Birmingham is the first Southern city to pass an ordinance increasing the minimum wage. Faulkner, who is an attorney, questions the legality of the changes and believes state law would ultimately prohibit the increase.
“I understand that they received a legal opinion that said they couldn’t do it. And yet they took action before they got their legal opinion,” Faulkner said. “I’m probably saving the city from litigation if it did go into effect. I’m trying to do what I believe is right for the people of Alabama. I want people to make as much money as they possibly can, but I also want there to be jobs available.”
Birmingham City Councilor Sheila Tyson said the city was not able to find any state law prohibiting the increase. She also believes that Faulkner is out of touch with the needs of those living in poverty. “I bet he doesn’t know one person making minimum wage,” Tyson said. “I see people every single day struggling. I open my door in the morning and I see these people.

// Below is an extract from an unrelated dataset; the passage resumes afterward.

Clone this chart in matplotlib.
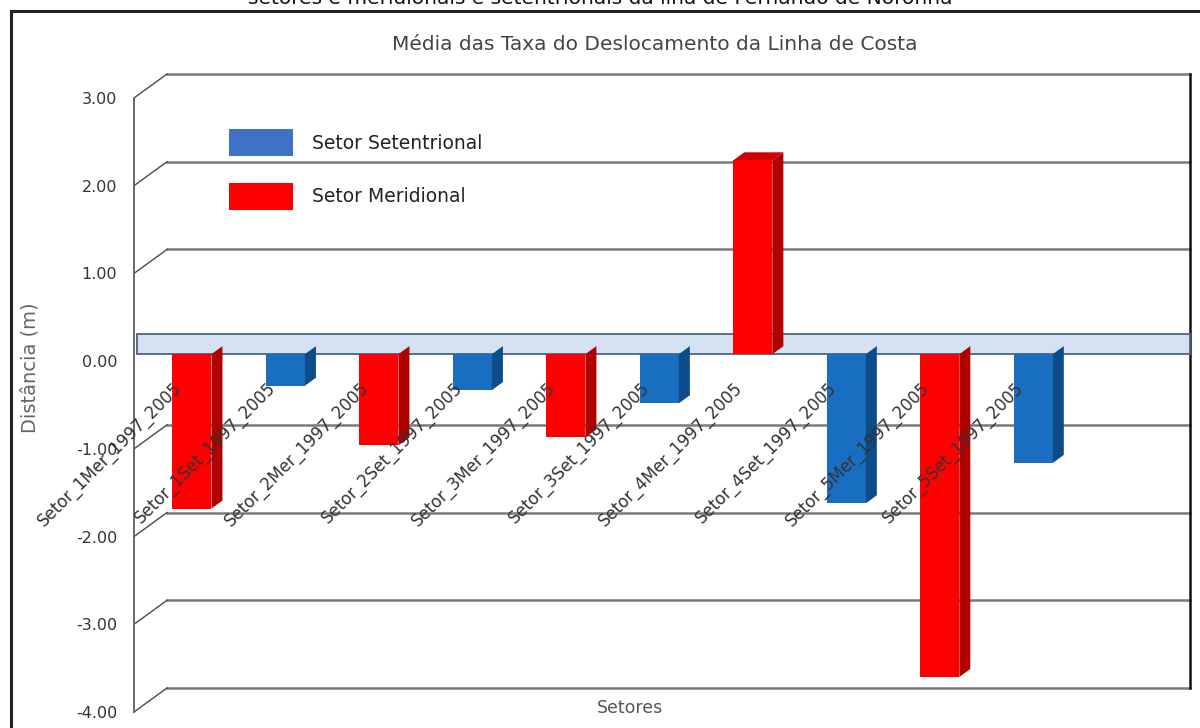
import matplotlib
matplotlib.use("Agg")
import matplotlib.pyplot as plt
from matplotlib.patches import Polygon, Rectangle, Patch
from matplotlib.lines import Line2D

# data
setores = ["Setor_1Mer_1997_2005", "Setor_1Set_1997_2005", "Setor_2Mer_1997_2005",
           "Setor_2Set_1997_2005", "Setor_3Mer_1997_2005", "Setor_3Set_1997_2005",
           "Setor_4Mer_1997_2005", "Setor_4Set_1997_2005", "Setor_5Mer_1997_2005",
           "Setor_5Set_1997_2005"]
taxas = [-1.76, -0.36, -1.04, -0.41, -0.95, -0.56, 2.21, -1.70, -3.68, -1.24]
yticks = [3, 2, 1, 0, -1, -2, -3, -4]
serie_nomes = ["Setor Setentrional", "Setor Meridional"]

titulo = "Média das Taxa do Deslocamento da Linha de Costa"
legenda_fig = "setores e meridionais e setentrionais da ilha de Fernando de Noronha"

# colours: front, side, top
cores = {"Set": ("#1a6ec2", "#0c4c88", "#14579c"),
         "Mer": ("#ff0000", "#b00000", "#d00000")}
cor_leg = {"Set": "#3f72c6", "Mer": "#ff0000"}

W, H = 1200, 728
fig = plt.figure(figsize=(12, 7.28), dpi=100)
fig.patch.set_facecolor("white")

# front plane of the box (pixels): x 134..1157, y 98..712
ax = fig.add_axes([134 / W, (H - 712) / H, (1157 - 134) / W, (712 - 98) / H])
xmin, xmax = -0.513, 10.43
ax.set_xlim(xmin, xmax)
ax.set_ylim(-4, 3)
pxx = (1157 - 134) / (xmax - xmin)
pxy = (712 - 98) / 7.0

DX, DY = 33 / pxx, 24 / pxy          # depth of the back wall
BX, BY = 10 / pxx, 7 / pxy           # bar front face offset
SX, SY = 11 / pxx, 8 / pxy           # bar depth
BW = 39 / pxx                        # bar width

for s in ["top", "right", "bottom"]:
    ax.spines[s].set_visible(False)
ax.spines["left"].set_color("#6a6a6a")
ax.spines["left"].set_linewidth(1.4)
ax.set_xticks([])
ax.set_yticks(yticks)
ax.set_yticklabels(["%.2f" % t for t in yticks])
ax.tick_params(axis="y", length=0, pad=12, labelsize=11.5, labelcolor="#333333")

# back wall grid + connectors
for t in yticks:
    if t == 0:
        continue
    ax.plot([xmin + DX, xmax + DX], [t + DY, t + DY], color="#7a7a7a", lw=1.8,
            clip_on=False, zorder=1)
    ax.plot([xmin, xmin + DX], [t, t + DY], color="#4a4a4a", lw=1.0,
            clip_on=False, zorder=1)
ax.plot([xmax + DX, xmax + DX], [-4 + DY, 3 + DY], color="#111111", lw=1.8,
        clip_on=False, zorder=1)

# zero plane
ax.add_patch(Rectangle((xmin + 0.03, BY), xmax + DX - xmin - 0.03, DY - BY + 0.04,
                       facecolor="#d4e2f4", edgecolor="#4d6283", lw=1.3,
                       clip_on=False, zorder=2))

# bars
for i, (nome, v) in enumerate(zip(setores, taxas)):
    tipo = "Mer" if "Mer" in nome else "Set"
    frente, lado, topo = cores[tipo]
    xl = i - BW / 2 + BX
    xr = xl + BW
    ax.add_patch(Rectangle((xl, BY), BW, v, facecolor=frente, edgecolor="none",
                           zorder=3, clip_on=False))
    ax.add_patch(Polygon([(xr, BY), (xr + SX, BY + SY), (xr + SX, v + BY + SY),
                          (xr, v + BY)], closed=True, facecolor=lado,
                         edgecolor="none", zorder=3, clip_on=False))
    if v > 0:
        ax.add_patch(Polygon([(xl, v + BY), (xl + SX, v + BY + SY),
                              (xr + SX, v + BY + SY), (xr, v + BY)], closed=True,
                             facecolor=topo, edgecolor="none", zorder=3,
                             clip_on=False))
    ax.text(i - 0.03, -0.27, nome, rotation=45, rotation_mode="anchor",
            ha="right", va="center", fontsize=12, color="#333333", zorder=5)

# legend
handles = [Patch(facecolor=cor_leg["Set"], edgecolor="none"),
           Patch(facecolor=cor_leg["Mer"], edgecolor="none")]
fig.legend(handles, serie_nomes, loc="upper left",
           bbox_to_anchor=(220 / W, 1 - 120 / H), frameon=False,
           fontsize=13.5, handlelength=3.4, handleheight=1.8,
           handletextpad=1.0, labelspacing=1.45, borderpad=0,
           labelcolor="#222222")

# texts
fig.text(655 / W, 1 - 45 / H, titulo, ha="center", va="center",
         fontsize=14.5, color="#444444")
fig.text(30 / W, 1 - 368 / H, "Distância (m)", rotation=90, ha="center",
         va="center", fontsize=14, color="#666666")
fig.text(630 / W, 1 - 708 / H, "Setores", ha="center", va="center",
         fontsize=12.5, color="#555555")
# caption of the source figure, cut by the top edge as in the original
fig.text(600 / W, 1 - 4 / H, legenda_fig, ha="center", va="baseline",
         fontsize=14.5, color="#111111")

# outer frame
fig.add_artist(Line2D([11 / W, 1200 / W], [1 - 11 / H, 1 - 11 / H],
                      color="#222222", lw=2.2))
fig.add_artist(Line2D([11 / W, 11 / W], [1 - 11 / H, 0], color="#222222", lw=2.2))

fig.savefig("out.png", dpi=100)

He doesn’t.
“There are not enough hours in the week for people making $7.25 to work enough to afford their rent and utilities. And that’s not even getting into the quality of life aspect.”
Tyson said her office has only heard from one small business owner who expressed concerns over the increase. “The main people we’ve heard from have been the state legislators,” Tyson said. “David Faulkner from Mountain Brook said it would hurt small businesses, but how does he know?”
Faulkner said he is aware that his bill has drawn criticism, but he believes the ire is misplaced. He said he is in support of people making more money, but not in a way that jeopardizes small business owners.
“That is a floor set by the federal government back in the 1930s, and Alabama has always had a uniform minimum wage. This bill is to maintain that minimum wage throughout the state,” Faulkner said. “Even though I don’t represent Birmingham, Birmingham is still part of my home. … I’m not bringing this up because of where I live or because I am against the poor.”
Faulkner said that multiple business leaders have contacted his office and outlined their concerns over the increase; either the businesses will have to pass the increased cost on to the customer or they will have to eliminate jobs, he explained.
“You look at who the people are who are making the minimum wage — and the statistics are there — they are usually young people,” Faulkner said. “There are a number of people who choose to make minimum wage, who choose to have a part-time job.” Faulkner added that he knows there are also people who have no choice but to work for minimum wage. “And I want those people to make more money, but not in a way that will eliminate jobs.”
Tyson said that in order to get more people in Birmingham working, you have to offer livable wages. “What is the incentive for getting a job if you can’t even afford to pay your bills or support yourself?” Tyson asked. “People who make minimum wage, by my estimate, can afford to pay $125 a month in rent. Now what kind of place are you going to find for that kind of money? A slum, that’s where.”
Doug Hoffman, director of the advocacy group Engage Alabama, organized a demonstration Tuesday evening in Mountain Brook Village and said he hoped to bring awareness to the Faulkner’s constituents about what their state representative has proposed. Several dozen protesters gathered in the rain to show their opposition to the bill.
“Here we have a high-end attorney who charges $300 an hour who is now trying to stop people from making more than $7.25 an hour,” Hoffman said on Tuesday. “We just want people to be aware of what’s going on here.”
The bill must first pass a Senate committee hearing before it’s taken to a vote. Faulkner said he believes the Senate will vote on the bill in the next few days. If it passes and is signed into law by Governor Robert Bentley, Faulkner said Birmingham’s minimum wage increase will be nullified.